The Chase Tower in Phoenix, Arizona. Image source: iStock/Thinkstock.

If you're a dividend investor, then you should consider owning shares of JPMorgan Chase (JPM -0.40%). There are multiple reasons that the nation's biggest bank by assets is a good stock for dividend investors.

An above-average yield

The first is that JPMorgan Chase's shares yield more than the average stock. Its investors, therefore, get a larger check each quarter relative to the price of their shares than they would get by investing in a stock with an ordinary yield.

The typical stock on the S&P 500 yields 2.1%. That's meaningfully below JPMorgan Chase's 2.7% yield.
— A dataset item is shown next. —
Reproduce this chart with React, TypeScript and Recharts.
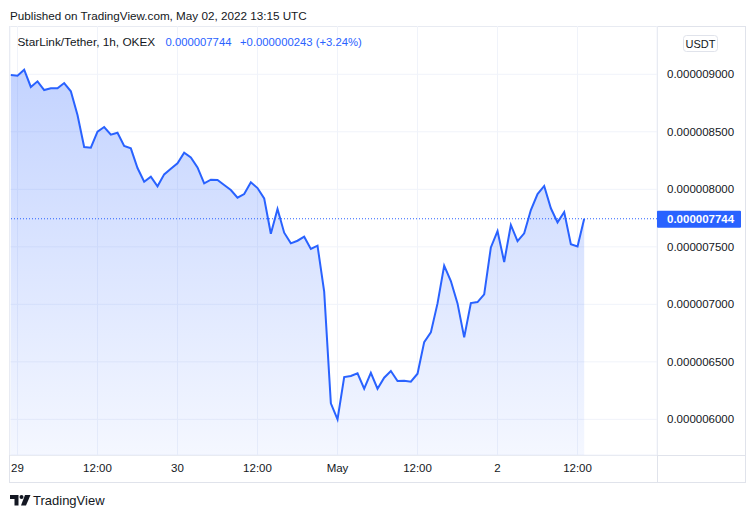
import React from 'react';
import { AreaChart, Area, XAxis, YAxis, CartesianGrid, ReferenceLine } from 'recharts';

// hourly closes (USDT), first bar = Apr 28 23:00, last = May 2 13:00
const prices: number[] = [
  0.000008994, 0.000008988, 0.00000904, 0.00000889, 0.000008939, 0.000008863, 0.000008878, 0.000008878,
  0.000008924, 0.000008852, 0.000008646, 0.000008368, 0.000008362, 0.000008501, 0.000008542, 0.000008475,
  0.000008492, 0.000008377, 0.000008356, 0.000008185, 0.000008066, 0.00000811, 0.000008026, 0.00000813,
  0.000008179, 0.000008226, 0.000008318, 0.000008278, 0.000008191, 0.000008052, 0.000008084, 0.000008081,
  0.000008037, 0.000007994, 0.000007927, 0.000007959, 0.000008061, 0.000008011, 0.000007921, 0.000007614,
  0.000007829, 0.000007623, 0.00000753, 0.000007553, 0.000007588, 0.000007481, 0.00000751, 0.00000711,
  0.000006139, 0.000006, 0.000006368, 0.000006377, 0.0000064, 0.000006266, 0.000006405, 0.000006266,
  0.000006362, 0.00000642, 0.000006333, 0.000006336, 0.000006327, 0.000006397, 0.000006672, 0.000006756,
  0.000007008, 0.000007336, 0.000007203, 0.000007008, 0.000006713, 0.000007011, 0.00000702, 0.000007087,
  0.000007495, 0.000007637, 0.000007368, 0.00000769, 0.00000755, 0.000007617, 0.00000782, 0.000007959,
  0.000008029, 0.000007835, 0.000007713, 0.000007803, 0.000007522, 0.000007504, 0.000007744,
];
const firstHour = -1; // hours relative to Apr 29 00:00

const timeTicks: number[] = [0, 12, 24, 36, 48, 60, 72, 84];
const timeLabels: string[] = ['29', '12:00', '30', '12:00', 'May', '12:00', '2', '12:00'];
const priceTicks: number[] = [0.000006, 0.0000065, 0.000007, 0.0000075, 0.000008, 0.0000085, 0.000009];
const lastPrice = 0.000007744;
const change = '+0.000000243 (+3.24%)';
const symbolText = 'StarLink/Tether, 1h, OKEX';
const publishedText = 'Published on TradingView.com, May 02, 2022 13:15 UTC';

const data = prices.map((p, i) => ({ t: firstHour + i, price: p }));

const FONT = '"Liberation Sans", Arial, sans-serif';
const TEXT = '#131722';
const BLUE = '#2962ff';
const BORDER = '#e0e3eb';

const PriceLabel = (props: any) => {
  const vb = props.viewBox || {};
  const x = vb.x + vb.width;
  const y = vb.y;
  return (
    <g>
      <rect x={x} y={y - 8} width={84} height={17} fill={BLUE} rx={1} />
      <text x={x + 10} y={y + 4.5} fill="#ffffff" fontSize={11.5} fontWeight="bold" fontFamily={FONT}>
        {lastPrice.toFixed(9)}
      </text>
    </g>
  );
};

export default function App() {
  return (
    <div style={{ position: 'absolute', left: 0, top: 0, width: 755, height: 518, background: '#fff', fontFamily: FONT }}>
      <svg width={755} height={518} style={{ position: 'absolute', left: 0, top: 0 }}>
        <text x={10} y={19.5} fontSize={11.7} fill={TEXT} fontFamily={FONT}>{publishedText}</text>
        <rect x={9.5} y={26.5} width={736} height={456} fill="none" stroke={BORDER} />
        <line x1={657.5} y1={26} x2={657.5} y2={483} stroke={BORDER} />
        <line x1={9} y1={455.5} x2={746} y2={455.5} stroke={BORDER} />
        <rect x={683.5} y={35.5} width={34} height={16} rx={3} fill="#fff" stroke={BORDER} />
        <text x={700.5} y={47.5} fontSize={11} textAnchor="middle" fill={TEXT} fontFamily={FONT}>USDT</text>
        {/* logo */}
        <path d="M10 495 h8.5 v10.5 h-4 v-6.5 h-4.5 z" fill={TEXT} />
        <circle cx={21.5} cy={497} r={2} fill={TEXT} />
        <path d="M25 495 h5.5 l-4.5 10.5 h-5 z" fill={TEXT} />
        <text x={33} y={505} fontSize={13} fill={TEXT} fontFamily={FONT}>TradingView</text>
      </svg>
      <div style={{ position: 'absolute', left: 9, top: 26 }}>
        <AreaChart width={736} height={456} data={data} margin={{ top: 0, right: 0, bottom: 0, left: 1 }}>
          <defs>
            <linearGradient id="areaFill" x1="0" y1="0" x2="0" y2="1">
              <stop offset="0%" stopColor={BLUE} stopOpacity={0.28} />
              <stop offset="100%" stopColor={BLUE} stopOpacity={0.05} />
            </linearGradient>
          </defs>
          <CartesianGrid stroke="#f0f3fa" />
          <XAxis
            dataKey="t"
            type="number"
            domain={[-1.125, 95.92]}
            ticks={timeTicks}
            tickFormatter={(v: number) => timeLabels[timeTicks.indexOf(v)] ?? ''}
            axisLine={false}
            tickLine={false}
            tickSize={0}
            tickMargin={9}
            height={27}
            tick={{ fill: TEXT, fontSize: 11.5, fontFamily: FONT }}
            allowDataOverflow
          />
          <YAxis
            orientation="right"
            type="number"
            domain={[0.00000569, 0.00000942]}
            ticks={priceTicks}
            tickFormatter={(v: number) => v.toFixed(9)}
            axisLine={false}
            tickLine={false}
            tickSize={0}
            tickMargin={10}
            width={88}
            tick={{ fill: TEXT, fontSize: 11.5, fontFamily: FONT, textAnchor: 'start' }}
            allowDataOverflow
          />
          <Area
            type="linear"
            dataKey="price"
            stroke={BLUE}
            strokeWidth={2}
            fill="url(#areaFill)"
            fillOpacity={1}
            isAnimationActive={false}
            dot={false}
            activeDot={false}
          />
          <ReferenceLine y={lastPrice} stroke={BLUE} strokeDasharray="1 2" strokeWidth={1} label={PriceLabel} />
        </AreaChart>
      </div>
      <svg width={755} height={60} style={{ position: 'absolute', left: 0, top: 0, pointerEvents: 'none' }}>
        <text x={17.5} y={46} fontSize={11.8} fill={TEXT} fontFamily={FONT}>{symbolText}</text>
        <text x={165.5} y={46} fontSize={11.3} fill={BLUE} fontFamily={FONT}>{lastPrice.toFixed(9)}</text>
        <text x={240} y={46} fontSize={11.3} fill={BLUE} fontFamily={FONT}>{change}</text>
      </svg>
    </div>
  );
}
The story is similar, though not to the same extent, if you look at other major bank stocks. The average yield on the KBW Bank Index, which tracks 23 of the biggest banks in the country, is 2.5%.

Stock/Index

Dividend Yield

JPMorgan Chase

2.7%

KBW Bank Index*

2.5%

S&P 500*

2.1%

*Average. Data sources: YCharts.com, The Wall Street Journal.

A reasonable payout ratio

When a stock yields more than the broader market, or more than other stocks in the same industry, the first thing to check is if the company pays out a larger share of earnings each year than its peers do.

It isn't necessarily bad if that's the case, but it would explain why the yield is higher. A stock with a high payout ratio, moreover, has less room to raise its dividend going forward.
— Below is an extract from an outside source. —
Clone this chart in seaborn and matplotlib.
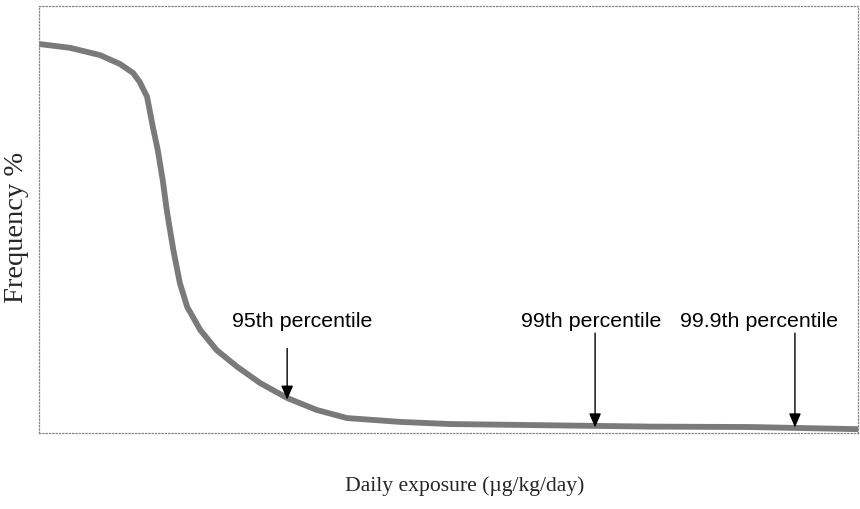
import matplotlib
matplotlib.use("Agg")
import matplotlib.pyplot as plt
import seaborn as sns
import pandas as pd

# Curve (x: relative exposure 0-100, y: frequency % 0-100)
exposure = [0, 3.8, 7.45, 9.9, 11.5, 12.3, 13.2, 13.9, 14.5, 15.1, 15.6, 16.0, 16.4,
            17.2, 18.1, 19.7, 21.7, 24.2, 27.0, 30.3, 33.9, 37.6, 44.1, 50.2, 62.4,
            74.6, 86.8, 100]
frequency = [91.1, 90.2, 88.5, 86.4, 84.3, 82.2, 78.7, 71.7, 66.3, 59.3, 52.2, 47.5, 42.9,
             35.1, 29.5, 24.1, 19.4, 15.5, 11.7, 8.2, 5.4, 3.5, 2.6, 2.1, 1.8,
             1.5, 1.4, 0.9]

percentile_labels = ["95th percentile", "99th percentile", "99.9th percentile"]
percentile_x = [30.3, 67.9, 92.3]
percentile_y = [7.8, 1.3, 1.3]
arrow_top_y = [19.8, 23.4, 23.4]
label_x = [32.1, 67.4, 87.9]
label_y = [26.0, 26.0, 26.0]

sns.set_theme(style="white")
plt.rcParams["font.family"] = ["Liberation Sans", "DejaVu Sans"]

fig = plt.figure(figsize=(8.6, 5.09), dpi=100)
ax = fig.add_axes([39 / 860, 1 - 433 / 509, (858 - 39) / 860, (433 - 6) / 509])

df = pd.DataFrame({"x": exposure, "y": frequency})
sns.lineplot(data=df, x="x", y="y", ax=ax, color="#7a7a7a", linewidth=4.2,
             solid_capstyle="butt", solid_joinstyle="round")

for lab, px, py, ty, lx, ly in zip(percentile_labels, percentile_x, percentile_y,
                                   arrow_top_y, label_x, label_y):
    ax.annotate("", xy=(px, py), xytext=(px, ty),
                arrowprops=dict(arrowstyle="-|>,head_length=0.7,head_width=0.3",
                                color="black", lw=1.0, shrinkA=0, shrinkB=0))
    ax.text(lx, ly, lab, ha="center", va="center", fontsize=15.4, color="black",
            family=["Liberation Sans", "DejaVu Sans"])

ax.set_xlim(0, 100)
ax.set_ylim(0, 100)
ax.set_xticks([])
ax.set_yticks([])
for sp in ax.spines.values():
    sp.set_linestyle(":")
    sp.set_color("#888888")
    sp.set_linewidth(0.9)

ax.set_xlabel("")
ax.set_ylabel("")
fig.text(465 / 860, 1 - 486 / 509, "Daily exposure (\u00b5g/kg/day)", ha="center", va="center",
         fontsize=15.6, family=["Liberation Serif", "DejaVu Serif"])
fig.text(17 / 860, 1 - 227 / 509, "Frequency %", ha="center", va="center", rotation=90,
         fontsize=20.5, family=["Liberation Serif", "DejaVu Serif"])

fig.savefig("out.png", dpi=100)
Let's say, for instance, that a company pays out only 30% of its annual earnings each year. That leaves plenty of space to increase the payout. But if the company already distributes 90% of its net income to shareholders, there's a limit to how much more that can grow.

JPMorgan Chase distributes 34% of its earnings. That's right in line with other blue chip bank stocks. The median stock on the KBW Bank Index sports a payout ratio of 34%.

While JPMorgan Chase's payout ratio is thus on par for big bank stocks, it's nevertheless low enough to allow JPMorgan Chase to consistently grow its payout in the future.

A history of dividend raises

Just because a bank has a reasonable payout ratio doesn't mean that it will, in fact, boost its dividend on a regular basis. The best way to determine this is to look, instead, at a bank's history of doing so.

The chart that shows this in JPMorgan Chase's case seems, at first, to be all over the board. Prior to the financial crisis, it paid out around $0.35 per share each quarter. That dropped to $0.05 per share when the crisis struck, fueled by the need to boost capital and satisfy regulators that the bank had enough fire power to survive the downturn.

JPM Dividend Chart

JPM Dividend data by YCharts.

But the important thing to take away from the chart isn't what happened during the crisis, it's rather what has happened to JPMorgan Chase's dividend since then. Namely, the $2.5 trillion bank has raised it every year since 2010, bumping it up most recently to $0.48 per share.

The net result is that JPMorgan Chase not only yields more than the average stock, while paying out a similar share of its earnings, but the New York City-based bank has also demonstrated convincingly that it's committed to raising its dividend on a regular basis, if not yearly.

It's for these three reasons, then, that I believe JPMorgan Chase is a good stock for dividend investors.